2024年の株式市場は日経平均株価が史上最高値の42,000円台まで一時上昇し、米国の株式市場は何度も史上最高値を更新しました。2025年はトランプ氏が米国大統領に就任し関税政策など世界経済にとって多くの不透明要因から金融市場は変動の大きな展開が予想されています。
しかしながら、いつもお伝えしているように、相場の先行きを予想して運用方針を大きく変える必要はありません。どんなに株価が高騰し短期的には株式市場が下落する可能性が高いとしても、当初の資産運用方針に沿って淡々と投資を続けていくことが重要です。
株式投資のリターンは企業の持続的な事業活動(=利益追求)から生まれます。世界経済が中長期的には拡大していく前提に立つと資産運用の大部分を占めるコア資産の運用方法を変える必要はありません。
一旦売却して利益を確保しておきたいとの衝動もよく理解できますが、相場下落時に首尾よく買い戻すことは至難の業です。また、現状の市場環境でキャッシュポジション(個人資産全体に占める現預金の比率)を大きくし過ぎることはお勧めできません。
生活費の高騰を多くの人が感じているように、現金や通貨の価値が下落するインフレが進行し続けるリスクも高まっているからです。
新年を迎えたこのタイミングでやっておくべきことは、個人の資金計画や保有資産全体バランスの確認でしょう。
具体的には、以下の3つがポイントになります。
1.ライフプランやキャッシュフロー計画に沿って、今後数年間に必要となる資金が確保できているか。
2.現在の投資総額から想定される最大損失額はいくらか、精神的に許容できる範囲内か。
3.NISAやiDeCoなどの税制優遇が受けられる制度を効率的に活用できているか。
特にNISA制度は2024年に大幅に改正され、非課税枠が拡大し、非課税期間や投資可能期間が無期限化されました。つみたて投資枠(年間120万円)と成長投資枠(年間240万円)をフルに使って新たに追加投資ができる人は資産の組み換えを検討する必要はありませんが、非課税枠をフルに利用しないまま課税口座での運用を続けてしまっている人はNISAを効率的に活用するために見直しが必要です。
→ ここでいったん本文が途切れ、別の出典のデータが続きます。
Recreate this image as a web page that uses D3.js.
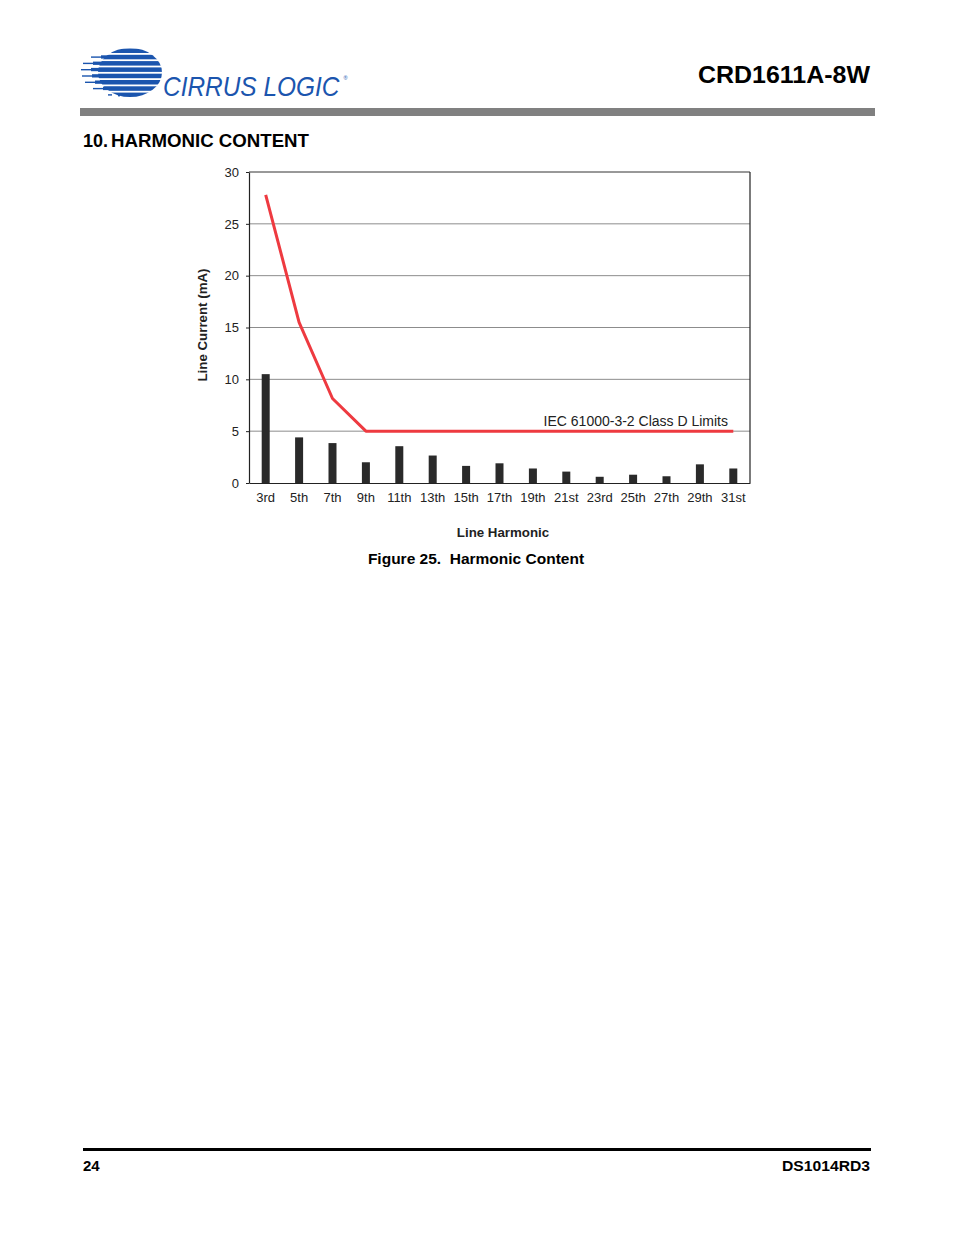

また、旧NISA制度を利用していた人の中には「自動的に新NISAに移る物だと勘違いして」そのまま放置していて、気がついたら課税口座に移っていたというケースもあります。まず再認識していただきたい重要なポイントは「旧NISAと新NISAは別モノ」ということです。特に非課税期間が5年と短い一般NISAの場合、毎年その非課税期間が終了していきますので、制度を有効に活用するためにメンテナンスを行う必要があります。
将来のリターンは不確実ですが、税優遇制度を効率的にきちんと使いこなすことは将来手元に残る金額を確実に増やすことにつながります。
iDeCoについても2024年12月から掛金の拠出上限額が一部変更になりました。そして、さらなる改正も検討されています。老後資産を準備するためには非常にメリットが大きいiDeCoも最大限有効に活用することをおススメしています。
そして、日本経済においても「金利のない世界」から「金利のある世界」へ転換が進んでいます。安全性を重視する資産についても、ほぼ利息の付かない銀行預金に預けておくのか、個人向け国債など流動性を確保しながら金利収入の期待できる資産に置き換えるのかによって将来の資産額は変わってきます。
これからの経済動向や株価推移も気になりますが、金融市場の先行きを考えて投資することよりも、まずは使える制度を効率的に使いこなし、再現性の高い合理的な資産運用に取り組むことが重要だと考えています。
自身でコントロールできないことに時間や労力をかけるよりもコントロール可能なことに注力することが大切ではないでしょうか。